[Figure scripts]

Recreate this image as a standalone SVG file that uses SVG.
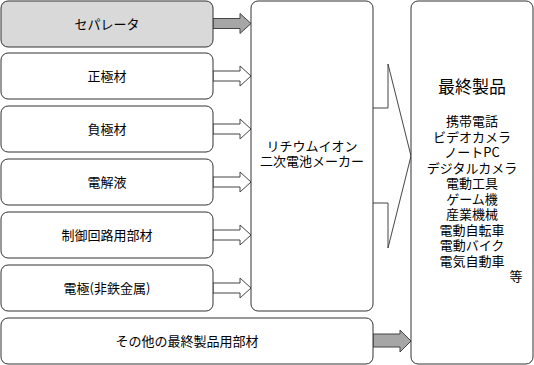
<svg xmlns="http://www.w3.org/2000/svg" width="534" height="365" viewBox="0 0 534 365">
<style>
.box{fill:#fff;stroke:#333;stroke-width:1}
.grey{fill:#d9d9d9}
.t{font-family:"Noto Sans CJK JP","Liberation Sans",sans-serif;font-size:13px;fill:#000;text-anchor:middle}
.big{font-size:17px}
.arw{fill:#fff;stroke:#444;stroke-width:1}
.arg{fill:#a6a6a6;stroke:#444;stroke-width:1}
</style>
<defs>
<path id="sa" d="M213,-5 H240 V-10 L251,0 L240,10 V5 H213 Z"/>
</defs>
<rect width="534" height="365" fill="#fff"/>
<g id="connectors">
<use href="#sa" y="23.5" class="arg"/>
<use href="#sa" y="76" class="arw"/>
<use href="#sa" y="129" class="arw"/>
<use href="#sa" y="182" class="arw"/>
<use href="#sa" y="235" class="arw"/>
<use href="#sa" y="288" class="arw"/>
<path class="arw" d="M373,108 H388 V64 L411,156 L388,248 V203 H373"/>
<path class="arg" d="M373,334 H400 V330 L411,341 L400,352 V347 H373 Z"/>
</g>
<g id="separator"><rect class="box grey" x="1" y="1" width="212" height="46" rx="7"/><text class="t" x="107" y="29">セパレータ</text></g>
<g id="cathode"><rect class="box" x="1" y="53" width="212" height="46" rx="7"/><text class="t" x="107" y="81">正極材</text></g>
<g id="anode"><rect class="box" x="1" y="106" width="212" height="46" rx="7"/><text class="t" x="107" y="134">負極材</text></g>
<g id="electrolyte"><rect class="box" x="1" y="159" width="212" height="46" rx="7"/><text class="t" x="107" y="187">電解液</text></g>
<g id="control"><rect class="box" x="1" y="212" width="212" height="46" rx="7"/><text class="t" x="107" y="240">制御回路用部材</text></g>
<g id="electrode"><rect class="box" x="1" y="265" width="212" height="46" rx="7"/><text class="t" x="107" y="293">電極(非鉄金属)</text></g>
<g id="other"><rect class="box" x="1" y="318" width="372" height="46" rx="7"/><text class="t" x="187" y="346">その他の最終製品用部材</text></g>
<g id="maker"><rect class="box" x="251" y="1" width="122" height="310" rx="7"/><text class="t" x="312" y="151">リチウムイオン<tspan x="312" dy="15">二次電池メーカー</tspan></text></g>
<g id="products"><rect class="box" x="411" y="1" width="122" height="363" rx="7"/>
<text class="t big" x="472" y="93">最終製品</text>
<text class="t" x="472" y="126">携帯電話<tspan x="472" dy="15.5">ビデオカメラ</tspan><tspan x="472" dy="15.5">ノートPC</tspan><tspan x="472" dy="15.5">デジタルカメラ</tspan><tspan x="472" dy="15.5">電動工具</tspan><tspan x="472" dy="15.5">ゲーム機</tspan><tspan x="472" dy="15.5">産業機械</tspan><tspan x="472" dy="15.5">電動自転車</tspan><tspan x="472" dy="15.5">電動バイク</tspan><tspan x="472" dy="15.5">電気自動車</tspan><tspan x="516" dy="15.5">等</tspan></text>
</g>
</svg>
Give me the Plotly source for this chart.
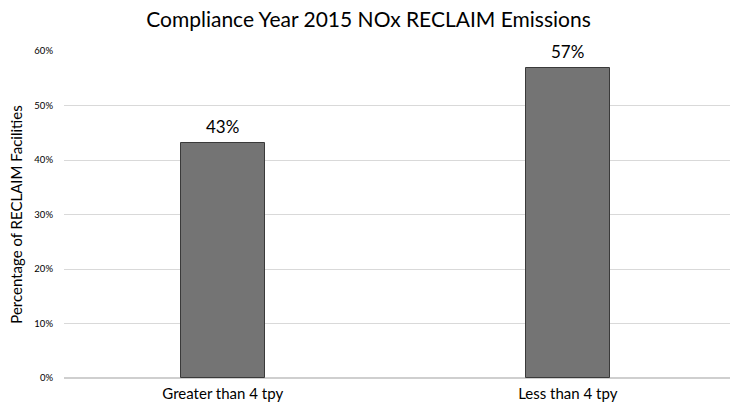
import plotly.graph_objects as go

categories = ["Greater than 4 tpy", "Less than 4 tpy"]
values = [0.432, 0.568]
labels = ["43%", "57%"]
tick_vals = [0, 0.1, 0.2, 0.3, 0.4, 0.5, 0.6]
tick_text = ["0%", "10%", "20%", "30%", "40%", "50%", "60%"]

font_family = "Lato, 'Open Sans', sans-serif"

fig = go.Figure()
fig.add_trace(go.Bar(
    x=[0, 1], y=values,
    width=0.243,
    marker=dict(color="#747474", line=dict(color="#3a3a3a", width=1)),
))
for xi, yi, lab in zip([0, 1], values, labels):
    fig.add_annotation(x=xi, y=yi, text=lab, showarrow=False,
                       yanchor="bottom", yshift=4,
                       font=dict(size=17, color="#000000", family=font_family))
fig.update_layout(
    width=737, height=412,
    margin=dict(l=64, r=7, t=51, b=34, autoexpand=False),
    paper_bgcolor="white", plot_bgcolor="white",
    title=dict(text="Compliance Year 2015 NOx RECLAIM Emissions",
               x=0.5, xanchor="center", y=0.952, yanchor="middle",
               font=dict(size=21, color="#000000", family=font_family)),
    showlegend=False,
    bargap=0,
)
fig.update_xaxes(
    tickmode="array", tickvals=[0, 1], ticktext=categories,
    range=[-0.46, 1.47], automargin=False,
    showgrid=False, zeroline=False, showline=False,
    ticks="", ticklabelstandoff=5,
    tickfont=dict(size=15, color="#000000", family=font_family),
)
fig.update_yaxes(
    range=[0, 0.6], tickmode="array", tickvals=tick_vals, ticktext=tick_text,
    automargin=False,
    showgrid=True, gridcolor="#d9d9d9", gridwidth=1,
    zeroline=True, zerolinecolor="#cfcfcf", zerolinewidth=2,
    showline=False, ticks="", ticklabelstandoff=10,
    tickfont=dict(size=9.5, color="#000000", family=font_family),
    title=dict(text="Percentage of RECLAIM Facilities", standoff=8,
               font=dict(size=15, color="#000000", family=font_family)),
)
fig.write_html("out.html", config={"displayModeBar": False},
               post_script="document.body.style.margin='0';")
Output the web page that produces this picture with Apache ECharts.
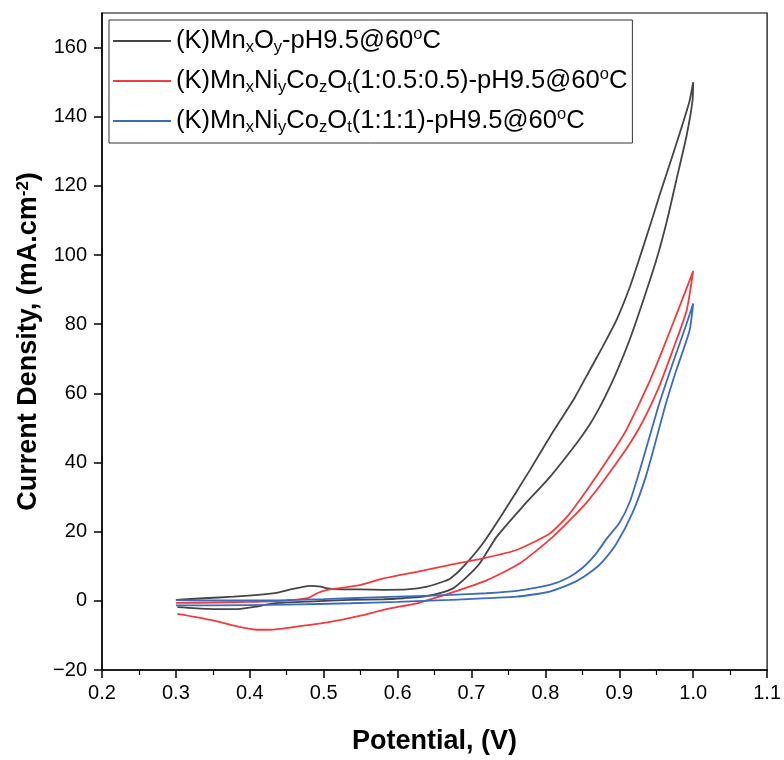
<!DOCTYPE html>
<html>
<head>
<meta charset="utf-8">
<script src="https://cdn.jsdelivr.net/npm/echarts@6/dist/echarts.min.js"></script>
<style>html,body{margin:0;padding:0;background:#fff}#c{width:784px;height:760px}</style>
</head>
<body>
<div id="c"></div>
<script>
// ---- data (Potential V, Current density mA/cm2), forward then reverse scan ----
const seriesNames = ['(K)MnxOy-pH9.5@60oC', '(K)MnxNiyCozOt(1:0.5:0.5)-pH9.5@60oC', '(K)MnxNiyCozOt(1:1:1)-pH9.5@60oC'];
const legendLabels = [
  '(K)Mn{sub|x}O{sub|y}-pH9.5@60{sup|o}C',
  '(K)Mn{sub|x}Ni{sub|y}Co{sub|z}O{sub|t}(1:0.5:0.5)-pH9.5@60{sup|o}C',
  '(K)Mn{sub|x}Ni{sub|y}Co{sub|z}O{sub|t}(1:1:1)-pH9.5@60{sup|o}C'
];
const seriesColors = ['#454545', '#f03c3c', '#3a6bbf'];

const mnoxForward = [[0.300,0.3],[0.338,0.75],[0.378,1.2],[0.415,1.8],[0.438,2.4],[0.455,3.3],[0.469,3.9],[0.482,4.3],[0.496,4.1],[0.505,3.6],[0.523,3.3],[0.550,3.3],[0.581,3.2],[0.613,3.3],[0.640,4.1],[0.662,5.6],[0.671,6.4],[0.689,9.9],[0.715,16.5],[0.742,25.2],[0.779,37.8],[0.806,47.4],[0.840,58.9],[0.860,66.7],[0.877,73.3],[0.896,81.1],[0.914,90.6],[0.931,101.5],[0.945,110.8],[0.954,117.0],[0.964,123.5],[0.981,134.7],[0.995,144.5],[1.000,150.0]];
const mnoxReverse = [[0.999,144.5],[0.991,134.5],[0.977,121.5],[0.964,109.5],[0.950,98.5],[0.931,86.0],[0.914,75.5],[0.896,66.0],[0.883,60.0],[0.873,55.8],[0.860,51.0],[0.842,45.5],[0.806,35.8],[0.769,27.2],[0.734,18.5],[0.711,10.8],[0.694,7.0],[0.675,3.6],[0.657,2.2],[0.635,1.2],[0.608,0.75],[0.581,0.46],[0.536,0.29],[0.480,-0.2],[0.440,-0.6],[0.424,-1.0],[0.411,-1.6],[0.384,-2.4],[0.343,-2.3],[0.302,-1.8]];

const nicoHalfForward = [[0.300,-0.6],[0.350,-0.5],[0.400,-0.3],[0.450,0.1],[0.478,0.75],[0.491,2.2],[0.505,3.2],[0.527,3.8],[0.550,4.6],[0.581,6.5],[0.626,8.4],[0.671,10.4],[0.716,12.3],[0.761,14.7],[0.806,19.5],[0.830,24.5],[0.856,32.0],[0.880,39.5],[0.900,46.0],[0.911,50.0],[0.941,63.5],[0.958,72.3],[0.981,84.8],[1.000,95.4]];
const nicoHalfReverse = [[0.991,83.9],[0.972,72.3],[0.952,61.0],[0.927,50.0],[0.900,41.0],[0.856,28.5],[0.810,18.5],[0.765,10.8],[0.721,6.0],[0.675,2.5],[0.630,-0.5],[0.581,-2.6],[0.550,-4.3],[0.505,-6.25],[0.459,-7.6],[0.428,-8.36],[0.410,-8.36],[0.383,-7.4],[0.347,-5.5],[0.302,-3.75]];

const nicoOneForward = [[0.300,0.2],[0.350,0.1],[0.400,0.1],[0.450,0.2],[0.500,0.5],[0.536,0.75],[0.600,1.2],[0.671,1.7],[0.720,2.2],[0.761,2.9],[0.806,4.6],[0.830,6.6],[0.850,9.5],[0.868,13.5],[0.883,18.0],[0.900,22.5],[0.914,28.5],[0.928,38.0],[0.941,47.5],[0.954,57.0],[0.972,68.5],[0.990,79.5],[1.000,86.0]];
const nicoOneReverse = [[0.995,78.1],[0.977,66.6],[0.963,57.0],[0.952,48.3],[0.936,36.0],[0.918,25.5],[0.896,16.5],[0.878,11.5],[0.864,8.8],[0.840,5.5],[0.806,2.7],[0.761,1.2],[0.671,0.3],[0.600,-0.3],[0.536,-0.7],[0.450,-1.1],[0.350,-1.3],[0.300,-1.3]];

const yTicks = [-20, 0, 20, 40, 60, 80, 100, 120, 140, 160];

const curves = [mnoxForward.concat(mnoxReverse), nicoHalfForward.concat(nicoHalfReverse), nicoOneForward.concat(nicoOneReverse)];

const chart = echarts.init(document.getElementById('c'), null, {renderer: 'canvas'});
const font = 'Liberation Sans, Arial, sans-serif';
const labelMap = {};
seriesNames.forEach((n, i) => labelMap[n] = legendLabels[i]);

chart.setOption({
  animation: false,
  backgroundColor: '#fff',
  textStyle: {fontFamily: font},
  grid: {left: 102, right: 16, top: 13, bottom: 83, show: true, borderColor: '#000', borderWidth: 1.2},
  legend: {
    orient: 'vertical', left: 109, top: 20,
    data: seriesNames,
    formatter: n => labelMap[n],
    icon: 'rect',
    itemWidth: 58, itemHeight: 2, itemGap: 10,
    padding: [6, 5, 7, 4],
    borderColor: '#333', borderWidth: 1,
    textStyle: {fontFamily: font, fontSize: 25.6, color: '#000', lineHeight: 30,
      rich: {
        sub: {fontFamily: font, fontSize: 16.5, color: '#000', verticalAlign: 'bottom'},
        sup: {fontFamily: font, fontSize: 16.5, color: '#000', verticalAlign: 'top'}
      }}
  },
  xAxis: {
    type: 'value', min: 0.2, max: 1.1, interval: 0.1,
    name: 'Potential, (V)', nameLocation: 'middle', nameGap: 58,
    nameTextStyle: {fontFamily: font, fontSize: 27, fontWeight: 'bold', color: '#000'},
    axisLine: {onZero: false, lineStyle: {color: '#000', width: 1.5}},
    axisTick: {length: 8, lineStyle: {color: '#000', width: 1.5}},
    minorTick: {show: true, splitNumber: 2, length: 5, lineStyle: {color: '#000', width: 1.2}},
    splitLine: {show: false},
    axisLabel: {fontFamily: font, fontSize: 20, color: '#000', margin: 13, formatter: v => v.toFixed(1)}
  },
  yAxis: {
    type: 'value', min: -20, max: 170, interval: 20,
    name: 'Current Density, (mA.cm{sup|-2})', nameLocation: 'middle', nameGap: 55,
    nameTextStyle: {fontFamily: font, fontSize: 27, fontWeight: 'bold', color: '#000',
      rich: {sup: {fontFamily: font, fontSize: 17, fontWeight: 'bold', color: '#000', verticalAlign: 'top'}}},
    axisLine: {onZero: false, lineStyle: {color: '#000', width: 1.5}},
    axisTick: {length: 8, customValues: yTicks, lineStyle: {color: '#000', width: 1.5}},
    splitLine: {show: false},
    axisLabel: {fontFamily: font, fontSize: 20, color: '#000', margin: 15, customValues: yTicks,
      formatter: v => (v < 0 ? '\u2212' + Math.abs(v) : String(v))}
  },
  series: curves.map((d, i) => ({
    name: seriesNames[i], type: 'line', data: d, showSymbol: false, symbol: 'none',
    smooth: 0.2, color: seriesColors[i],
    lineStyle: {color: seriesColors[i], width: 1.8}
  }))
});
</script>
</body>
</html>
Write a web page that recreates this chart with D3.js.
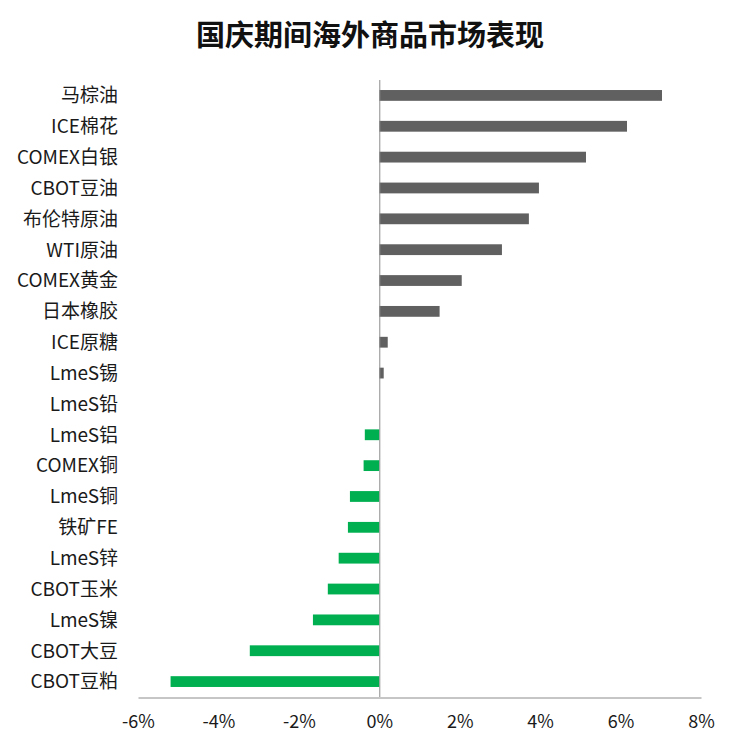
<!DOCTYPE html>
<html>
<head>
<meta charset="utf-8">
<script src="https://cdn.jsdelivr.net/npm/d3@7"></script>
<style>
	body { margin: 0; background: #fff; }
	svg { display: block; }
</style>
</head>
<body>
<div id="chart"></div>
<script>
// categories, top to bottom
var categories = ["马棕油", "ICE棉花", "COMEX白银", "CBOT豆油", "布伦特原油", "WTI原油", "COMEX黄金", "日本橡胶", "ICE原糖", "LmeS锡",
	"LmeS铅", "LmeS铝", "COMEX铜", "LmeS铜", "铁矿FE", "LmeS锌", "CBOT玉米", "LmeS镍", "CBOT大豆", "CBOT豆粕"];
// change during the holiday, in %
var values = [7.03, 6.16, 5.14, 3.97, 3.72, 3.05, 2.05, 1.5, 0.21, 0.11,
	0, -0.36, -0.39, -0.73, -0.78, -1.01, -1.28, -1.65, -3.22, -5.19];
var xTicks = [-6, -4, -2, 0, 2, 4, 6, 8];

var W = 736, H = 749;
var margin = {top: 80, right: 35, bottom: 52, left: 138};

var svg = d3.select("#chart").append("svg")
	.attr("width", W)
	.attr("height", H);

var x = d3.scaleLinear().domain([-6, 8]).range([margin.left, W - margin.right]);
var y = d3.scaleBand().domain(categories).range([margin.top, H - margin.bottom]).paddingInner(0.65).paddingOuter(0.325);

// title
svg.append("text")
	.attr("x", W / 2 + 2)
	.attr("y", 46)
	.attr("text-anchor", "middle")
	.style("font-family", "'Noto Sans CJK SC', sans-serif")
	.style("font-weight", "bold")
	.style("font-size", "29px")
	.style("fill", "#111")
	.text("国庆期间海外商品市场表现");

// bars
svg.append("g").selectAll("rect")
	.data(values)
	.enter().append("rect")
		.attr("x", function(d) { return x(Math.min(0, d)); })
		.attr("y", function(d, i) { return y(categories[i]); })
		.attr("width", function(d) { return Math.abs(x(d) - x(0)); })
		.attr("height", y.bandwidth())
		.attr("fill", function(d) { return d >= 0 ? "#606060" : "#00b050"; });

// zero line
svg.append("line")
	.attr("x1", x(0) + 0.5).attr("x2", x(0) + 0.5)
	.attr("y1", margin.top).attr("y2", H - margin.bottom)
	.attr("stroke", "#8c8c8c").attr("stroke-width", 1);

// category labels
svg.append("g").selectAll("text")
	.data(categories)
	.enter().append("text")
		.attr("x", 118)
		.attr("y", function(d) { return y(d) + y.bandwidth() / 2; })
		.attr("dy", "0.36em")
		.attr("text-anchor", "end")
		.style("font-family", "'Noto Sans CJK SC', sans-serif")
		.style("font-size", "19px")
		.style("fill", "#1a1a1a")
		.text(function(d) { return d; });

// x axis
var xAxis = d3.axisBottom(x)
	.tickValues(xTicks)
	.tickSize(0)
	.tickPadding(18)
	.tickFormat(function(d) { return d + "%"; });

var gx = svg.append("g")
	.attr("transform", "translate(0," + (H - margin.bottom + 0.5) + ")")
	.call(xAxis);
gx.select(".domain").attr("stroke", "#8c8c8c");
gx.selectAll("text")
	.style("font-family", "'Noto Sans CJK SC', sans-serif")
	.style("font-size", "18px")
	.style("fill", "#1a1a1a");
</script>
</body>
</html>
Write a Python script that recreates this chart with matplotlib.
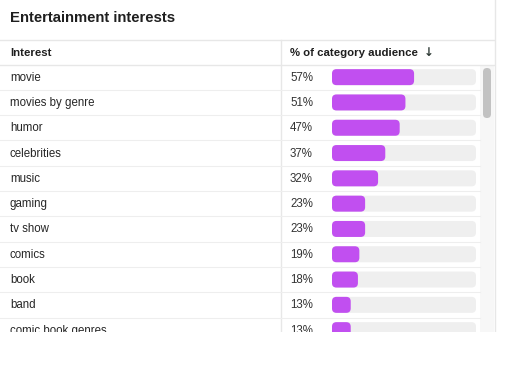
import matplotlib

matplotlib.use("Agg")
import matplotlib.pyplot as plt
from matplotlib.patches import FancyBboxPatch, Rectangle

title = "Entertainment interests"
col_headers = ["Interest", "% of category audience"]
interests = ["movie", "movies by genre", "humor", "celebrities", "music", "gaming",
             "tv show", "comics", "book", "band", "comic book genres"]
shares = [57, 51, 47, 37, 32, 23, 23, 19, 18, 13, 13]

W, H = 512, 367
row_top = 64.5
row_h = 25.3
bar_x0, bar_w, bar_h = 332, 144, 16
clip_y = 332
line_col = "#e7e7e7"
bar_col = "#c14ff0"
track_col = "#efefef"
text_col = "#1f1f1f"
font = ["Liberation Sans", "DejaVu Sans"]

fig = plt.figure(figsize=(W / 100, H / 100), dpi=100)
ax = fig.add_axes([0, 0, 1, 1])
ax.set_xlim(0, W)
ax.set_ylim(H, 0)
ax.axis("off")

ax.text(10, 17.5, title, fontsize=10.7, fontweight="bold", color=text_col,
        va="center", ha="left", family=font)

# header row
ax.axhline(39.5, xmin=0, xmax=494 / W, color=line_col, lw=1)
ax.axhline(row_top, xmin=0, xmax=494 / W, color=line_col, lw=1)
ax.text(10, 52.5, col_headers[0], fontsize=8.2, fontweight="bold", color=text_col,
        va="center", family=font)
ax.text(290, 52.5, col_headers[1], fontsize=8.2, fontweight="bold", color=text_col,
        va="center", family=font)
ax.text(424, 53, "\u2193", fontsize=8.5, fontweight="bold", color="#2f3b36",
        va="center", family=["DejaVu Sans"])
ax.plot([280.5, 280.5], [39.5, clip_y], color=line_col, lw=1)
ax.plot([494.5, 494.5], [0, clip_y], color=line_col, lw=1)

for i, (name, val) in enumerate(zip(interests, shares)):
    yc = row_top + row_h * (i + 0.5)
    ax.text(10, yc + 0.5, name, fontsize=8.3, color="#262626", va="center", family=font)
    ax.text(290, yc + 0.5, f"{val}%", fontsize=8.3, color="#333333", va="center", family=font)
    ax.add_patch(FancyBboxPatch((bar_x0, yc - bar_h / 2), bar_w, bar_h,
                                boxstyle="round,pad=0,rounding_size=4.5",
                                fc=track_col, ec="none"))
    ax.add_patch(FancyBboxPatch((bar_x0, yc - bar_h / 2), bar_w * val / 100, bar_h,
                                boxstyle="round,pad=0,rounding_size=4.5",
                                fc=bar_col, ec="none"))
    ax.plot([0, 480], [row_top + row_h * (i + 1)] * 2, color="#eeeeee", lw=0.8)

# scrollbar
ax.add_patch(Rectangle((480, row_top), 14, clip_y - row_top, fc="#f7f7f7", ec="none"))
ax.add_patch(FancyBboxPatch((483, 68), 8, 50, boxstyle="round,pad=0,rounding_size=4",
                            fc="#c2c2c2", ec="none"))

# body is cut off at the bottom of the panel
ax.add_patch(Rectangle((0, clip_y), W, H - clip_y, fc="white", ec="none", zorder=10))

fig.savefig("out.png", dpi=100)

▸ Written task:
Reproduce exactly, and only, the lines from the one containing "Write a web" through the one containing "return d >= 0", including both; leave out any pictures.

▸ Result for this task:
Write a web page that recreates this chart with D3.js.
<!DOCTYPE html>
<html>
<head>
<meta charset="utf-8">
<script src="https://cdn.jsdelivr.net/npm/d3@7"></script>
<style>
	body { margin: 0; background: #fff; }
	svg { display: block; }
</style>
</head>
<body>
<div id="chart"></div>
<script>
// categories, top to bottom
var categories = ["马棕油", "ICE棉花", "COMEX白银", "CBOT豆油", "布伦特原油", "WTI原油", "COMEX黄金", "日本橡胶", "ICE原糖", "LmeS锡",
	"LmeS铅", "LmeS铝", "COMEX铜", "LmeS铜", "铁矿FE", "LmeS锌", "CBOT玉米", "LmeS镍", "CBOT大豆", "CBOT豆粕"];
// change during the holiday, in %
var values = [7.03, 6.16, 5.14, 3.97, 3.72, 3.05, 2.05, 1.5, 0.21, 0.11,
	0, -0.36, -0.39, -0.73, -0.78, -1.01, -1.28, -1.65, -3.22, -5.19];
var xTicks = [-6, -4, -2, 0, 2, 4, 6, 8];

var W = 736, H = 749;
var margin = {top: 80, right: 35, bottom: 52, left: 138};

var svg = d3.select("#chart").append("svg")
	.attr("width", W)
	.attr("height", H);

var x = d3.scaleLinear().domain([-6, 8]).range([margin.left, W - margin.right]);
var y = d3.scaleBand().domain(categories).range([margin.top, H - margin.bottom]).paddingInner(0.65).paddingOuter(0.325);

// title
svg.append("text")
	.attr("x", W / 2 + 2)
	.attr("y", 46)
	.attr("text-anchor", "middle")
	.style("font-family", "'Noto Sans CJK SC', sans-serif")
	.style("font-weight", "bold")
	.style("font-size", "29px")
	.style("fill", "#111")
	.text("国庆期间海外商品市场表现");

// bars
svg.append("g").selectAll("rect")
	.data(values)
	.enter().append("rect")
		.attr("x", function(d) { return x(Math.min(0, d)); })
		.attr("y", function(d, i) { return y(categories[i]); })
		.attr("width", function(d) { return Math.abs(x(d) - x(0)); })
		.attr("height", y.bandwidth())
		.attr("fill", function(d) { return d >= 0 ? "#606060" : "#00b050"; });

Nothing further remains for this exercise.